Améliorer l’épargne nationale pour financer les PME
Cette proposition naît du fait que malgré l’accroissement de l’épargne domestique au cours de la dernière décennie, elle demeure faible au Cameroun. Pourtant, constate l’étude, il existe une épargne potentielle de long terme au sein des institutions de crédit non-bancaires, telles que la Caisse Nationale de Prévoyance Sociale, les compagnies d’assurance, etc. Ces financements de long terme pourraient donc être mobilisés pour financer les Petites et Moyennes Entreprises (PME). L’autre solution consisterait à « améliorer l’inclusion financière, éduquer les PME aux pratiques boursières, etc ».
Capter les fonds de la diaspora
Selon des données fournies par l’étude, les transferts des fonds de la diaspora ont représenté 0,9 % du PIB au Cameroun en 2017 en termes bruts. Seulement, ces ressources n’ont pas été dirigées vers le financement des investissements productifs du secteur public ou du secteur privé. Ainsi, pour permettre que les fonds issus de la diaspora aient un meilleur impact sur le développement du Cameroun, il est recommandé de les canaliser vers des investissements productifs jusqu’à hauteur de 0,5 % du PIB.

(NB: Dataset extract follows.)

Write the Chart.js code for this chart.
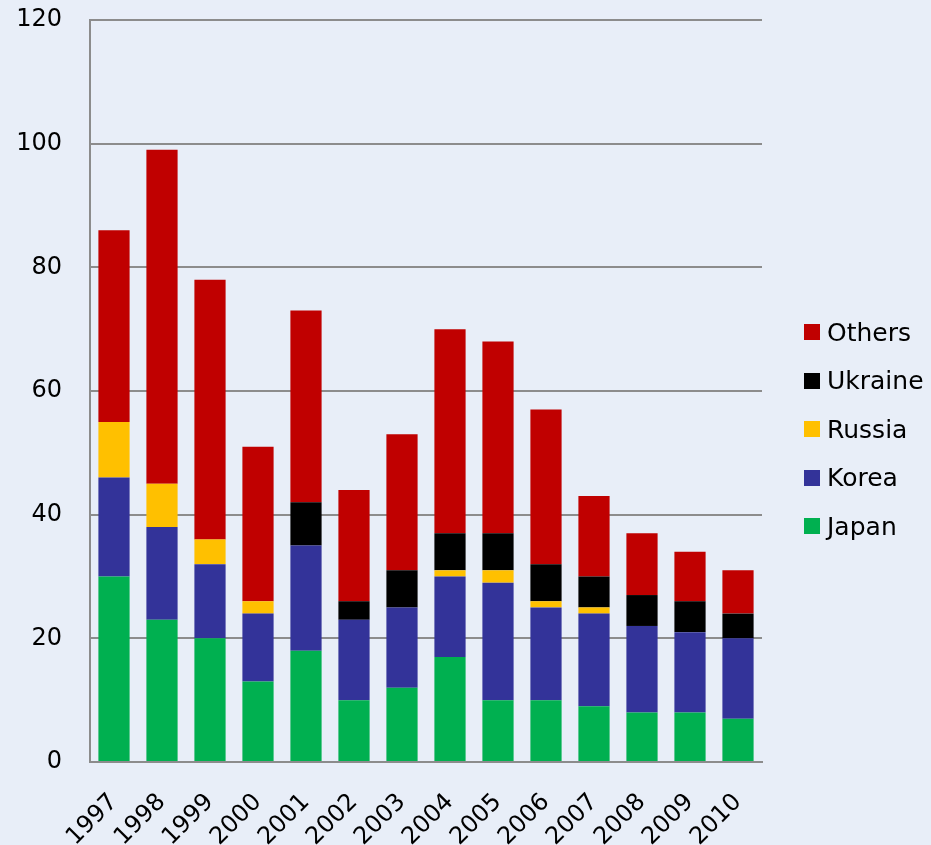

Optimiser les partenariats public-privé
L’un des leviers sur lequel l’Etat peut s’appuyer pour financer ses projets est le partenariat public-privé. Cependant, l’étude révèle que « le manque d’intérêt du secteur privé pour les PPP est relatif à l’immaturité des projets dont la viabilité et la rentabilité financière ne sont pas toujours certaine ». Ce d’autant que, arguent les acteurs du secteur privés, l’essentiel des projets proposé est encore au stade d’idées de projets. Pour remédier à cette situation, l’étude préconise de lever les obstacles qui pèsent sur l’éclosion des partenariats public-privé, renforcer les pouvoirs des structures telles que le Conseil d’Appui à la Réalisation des Contrats de Partenariat (Carpa), etc. Si ces mesures sont implémentées, l’Etat pourra réaliser d’importants projets sous la formule PPP.